The new law includes an automatic indexation formula that triggers an adjustment once cumulative inflation exceeds 10 percent, a figure the government raised from an earlier draft that set the threshold at 5 percent. Klempíř argued the tighter budgets would not erode quality but would force both institutions to become more efficient.

Public media income: current fee revenue vs proposed state budget · billion CZK
Česká televize – fee income 2026
6.73 billion CZK
Česká televize – proposed budget
5.74 billion CZK
Český rozhlas – fee income 2026
2.48 billion CZK
Český rozhlas – proposed budget
2.065 billion CZK

Government's rationale

The cabinet has framed the overhaul as a fulfilment of its coalition programme, promising to lift the financial burden on households and businesses.

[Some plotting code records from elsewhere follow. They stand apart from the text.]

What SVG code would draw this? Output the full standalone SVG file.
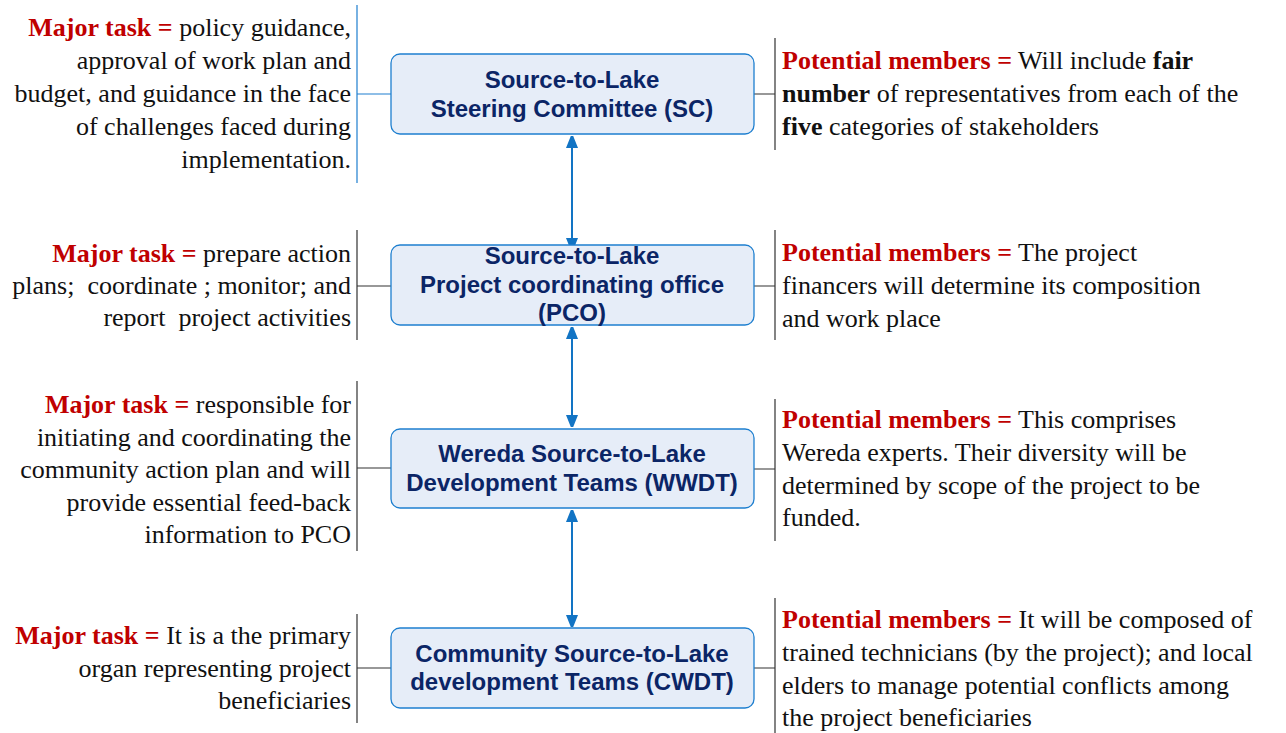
<svg xmlns="http://www.w3.org/2000/svg" width="1286" height="733" viewBox="0 0 1286 733">
<style>
.box{fill:#e6edf8;stroke:#1e7fcf;stroke-width:1.3}
.bt{font-family:"Liberation Sans",Arial,sans-serif;font-weight:bold;font-size:24px;fill:#0b2566;text-anchor:middle}
.tx{font-family:"Liberation Serif","Times New Roman",serif;font-size:26px;fill:#111;white-space:pre}
.l{text-anchor:end}
.r{fill:#c00000;font-weight:bold}
.b{font-weight:bold}
.br{stroke:#333;stroke-width:1.2;fill:none}
.brb{stroke:#1e7fcf;stroke-width:1.2;fill:none}
.ar{stroke:#1274c4;stroke-width:2;fill:none;marker-start:url(#ah);marker-end:url(#ah)}
</style>
<defs>
<marker id="ah" viewBox="0 0 12 16" refX="12" refY="6" markerWidth="12" markerHeight="16" markerUnits="userSpaceOnUse" orient="auto-start-reverse">
<path d="M0,0 L15,6 L0,12 Z" fill="#1274c4"/>
</marker>
</defs>
<rect width="1286" height="733" fill="#fff"/>
<g id="connectors">
<line class="ar" x1="572" y1="136" x2="572" y2="250"/>
<line class="ar" x1="572" y1="327" x2="572" y2="427"/>
<line class="ar" x1="572" y1="510" x2="572" y2="627"/>
<path class="brb" d="M357,5 V183 M357,94 H391"/>
<path class="br" d="M775,38 V150 M754,94 H775"/>
<path class="br" d="M357,230 V340 M357,286 H391"/>
<path class="br" d="M775,230 V340 M754,286 H775"/>
<path class="br" d="M357,381 V551 M357,468 H391"/>
<path class="br" d="M775,399 V541 M754,469 H775"/>
<path class="br" d="M357,614 V723 M357,668 H391"/>
<path class="br" d="M775,598 V733 M754,668 H775"/>
</g>
<g id="sc">
<rect class="box" x="391" y="54" width="363" height="80" rx="9"/>
<text class="bt" x="572" y="88">Source-to-Lake</text>
<text class="bt" x="572" y="117">Steering Committee (SC)</text>
</g>
<g id="pco">
<rect class="box" x="391" y="245" width="363" height="80" rx="9"/>
<text class="bt" x="572" y="264">Source-to-Lake</text>
<text class="bt" x="572" y="293">Project coordinating office</text>
<text class="bt" x="572" y="321">(PCO)</text>
</g>
<g id="wwdt">
<rect class="box" x="391" y="429" width="363" height="79" rx="9"/>
<text class="bt" x="572" y="462">Wereda Source-to-Lake</text>
<text class="bt" x="572" y="491">Development Teams (WWDT)</text>
</g>
<g id="cwdt">
<rect class="box" x="391" y="628" width="363" height="80" rx="9"/>
<text class="bt" x="572" y="662">Community Source-to-Lake</text>
<text class="bt" x="572" y="690">development Teams (CWDT)</text>
</g>
<g id="sc-task">
<text class="tx l" x="351" y="36"><tspan class="r">Major task =</tspan> policy guidance,</text>
<text class="tx l" x="351" y="69">approval of work plan and</text>
<text class="tx l" x="351" y="102">budget, and guidance in the face</text>
<text class="tx l" x="351" y="135">of challenges faced during</text>
<text class="tx l" x="351" y="168">implementation.</text>
</g>
<g id="sc-members">
<text class="tx" x="782" y="69"><tspan class="r">Potential members =</tspan> Will include <tspan class="b">fair</tspan></text>
<text class="tx" x="782" y="102"><tspan class="b">number</tspan> of representatives from each of the</text>
<text class="tx" x="782" y="135"><tspan class="b">five</tspan> categories of stakeholders</text>
</g>
<g id="pco-task">
<text class="tx l" x="351" y="262"><tspan class="r">Major task =</tspan> prepare action</text>
<text class="tx l" x="351" y="294">plans;  coordinate ; monitor; and</text>
<text class="tx l" x="351" y="326">report  project activities</text>
</g>
<g id="pco-members">
<text class="tx" x="782" y="261"><tspan class="r">Potential members =</tspan> The project</text>
<text class="tx" x="782" y="294">financers will determine its composition</text>
<text class="tx" x="782" y="327">and work place</text>
</g>
<g id="wwdt-task">
<text class="tx l" x="351" y="413"><tspan class="r">Major task =</tspan> responsible for</text>
<text class="tx l" x="351" y="446">initiating and coordinating the</text>
<text class="tx l" x="351" y="478">community action plan and will</text>
<text class="tx l" x="351" y="511">provide essential feed-back</text>
<text class="tx l" x="351" y="543">information to PCO</text>
</g>
<g id="wwdt-members">
<text class="tx" x="782" y="428"><tspan class="r">Potential members =</tspan> This comprises</text>
<text class="tx" x="782" y="461">Wereda experts. Their diversity will be</text>
<text class="tx" x="782" y="494">determined by scope of the project to be</text>
<text class="tx" x="782" y="526">funded.</text>
</g>
<g id="cwdt-task">
<text class="tx l" x="351" y="644"><tspan class="r">Major task =</tspan> It is a the primary</text>
<text class="tx l" x="351" y="677">organ representing project</text>
<text class="tx l" x="351" y="709">beneficiaries</text>
</g>
<g id="cwdt-members">
<text class="tx" x="782" y="628"><tspan class="r">Potential members =</tspan> It will be composed of</text>
<text class="tx" x="782" y="661">trained technicians (by the project); and local</text>
<text class="tx" x="782" y="694">elders to manage potential conflicts among</text>
<text class="tx" x="782" y="726">the project beneficiaries</text>
</g>
</svg>
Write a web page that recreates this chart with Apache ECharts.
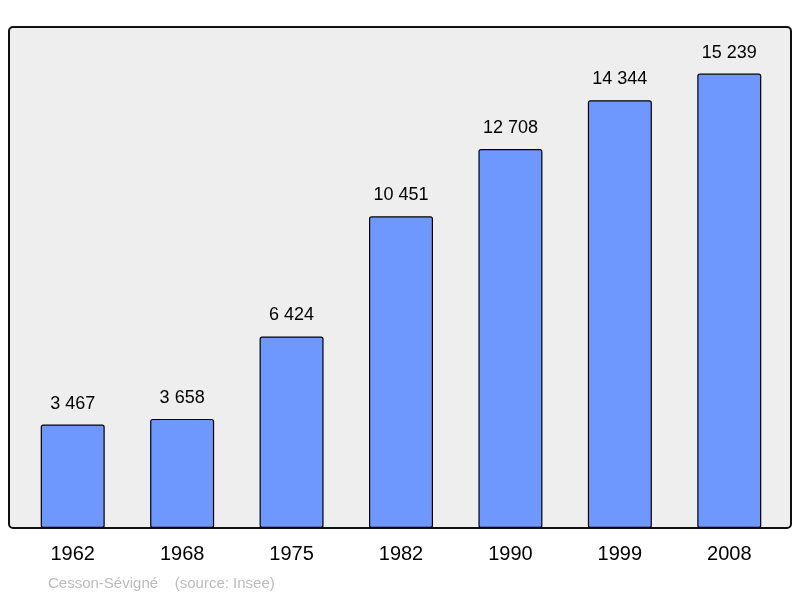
<!DOCTYPE html>
<html><head><meta charset="utf-8">
<script src="https://cdn.jsdelivr.net/npm/echarts@6/dist/echarts.min.js"></script>
<style>html,body{margin:0;padding:0;background:#fff}#c{width:800px;height:598px}</style>
</head><body><div id="c"></div>
<script>
const categories = ['1962','1968','1975','1982','1990','1999','2008'];
const population = [3467,3658,6424,10451,12708,14344,15239];
const chart = echarts.init(document.getElementById('c'));
const fmt = v => String(v).replace(/\B(?=(\d{3})+(?!\d))/g, ' ');
chart.setOption({
  animation:false,
  graphic:[
    {type:'rect',z:-1,shape:{x:9,y:27,width:782,height:501,r:4},style:{fill:'#eeeeee',stroke:'#111',lineWidth:2}},
    {type:'text',left:48,top:576,style:{text:'Cesson-Sévigné    (source: Insee)',fill:'#bbbbbb',font:'15px "Liberation Sans", Arial, sans-serif'}}
  ],
  grid:{left:18,right:16,top:27,bottom:70},
  xAxis:{type:'category',data:categories,axisLine:{show:false},axisTick:{show:false},
    axisLabel:{fontSize:20,color:'#000',fontFamily:'Liberation Sans',margin:16}},
  yAxis:{type:'value',min:0,max:16800,show:false,splitLine:{show:false}},
  series:[{type:'bar',data:population,barWidth:64,
    itemStyle:{color:'#6f98ff',borderColor:'#000',borderWidth:1.2,borderRadius:2},
    label:{show:true,position:'top',distance:12,fontSize:18,color:'#000',fontFamily:'Liberation Sans',formatter:p=>fmt(p.value)}}]
});
</script></body></html>
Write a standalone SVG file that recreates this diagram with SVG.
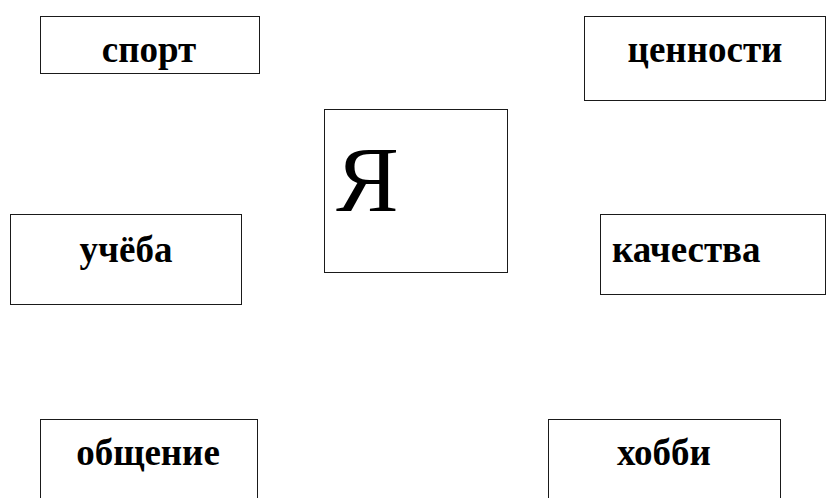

Babiš stressed that the mechanism would be fair and predictable, with a built-in inflation clause, and that public-service media must learn to save. "The whole of Europe is saving, the BBC is saving," he told reporters.

We never threatened the independence of ČT. We could have rejected the reports and swept everything away. We didn't do that, and we won't do it. We are only fulfilling what we promised.

The prime minister also indicated that the money for the broadcasters would be raised through the electronic sales registration system (EET), dismissing suggestions that ordinary citizens would foot the bill.

Opposition cries 'Slovak path'

Opposition figures reacted sharply. Former culture minister Vít Rakušan (STAN) accused the government of lying about merely altering the financing method and argued it was stripping public-service media of independence while drastically cutting their budgets.

Today's government decision is clear: cut the revenues of Czech Television and Czech Radio and abolish their independent financing. Apparently the Slovak path is on the horizon.

He also quipped that if the executive wants the broadcasters to live on 2024 money, it should likewise manage its own spending at 2024 levels. The directors of ČT and ČRo had asked for safeguards such as a qualified majority in parliament for any change to the financing law, but ministers rejected that idea, with Klempíř arguing that no single ordinary law should be shielded more strongly than any other and that every government should retain the ability to modify budgets with a parliamentary majority.

Strike and street protests

Employees of both Czech Television and Czech Radio declared a 24-hour strike in response to the planned funding shift. Meanwhile, student initiatives "Média nedáme!" and "Stojíme za kulturou!" organised a protest march from Letná to the Government Office, with alarm clocks set to ring at noon outside Straka Academy under the slogan "Government, wake up."

Parliamentary battle ahead

The bill now heads to the lower house, where the ANO-SPD-Motoristé coalition commands a majority and can override a likely Senate veto. President Petr Pavel could also attempt to block the legislation, though the coalition has repeatedly signalled it would push through regardless. The government is simultaneously advancing a companion constitutional amendment that would allow the Supreme Audit Office to scrutinise the finances of ČT and ČRo, a further step that critics see as chipping away at the broadcasters' autonomy.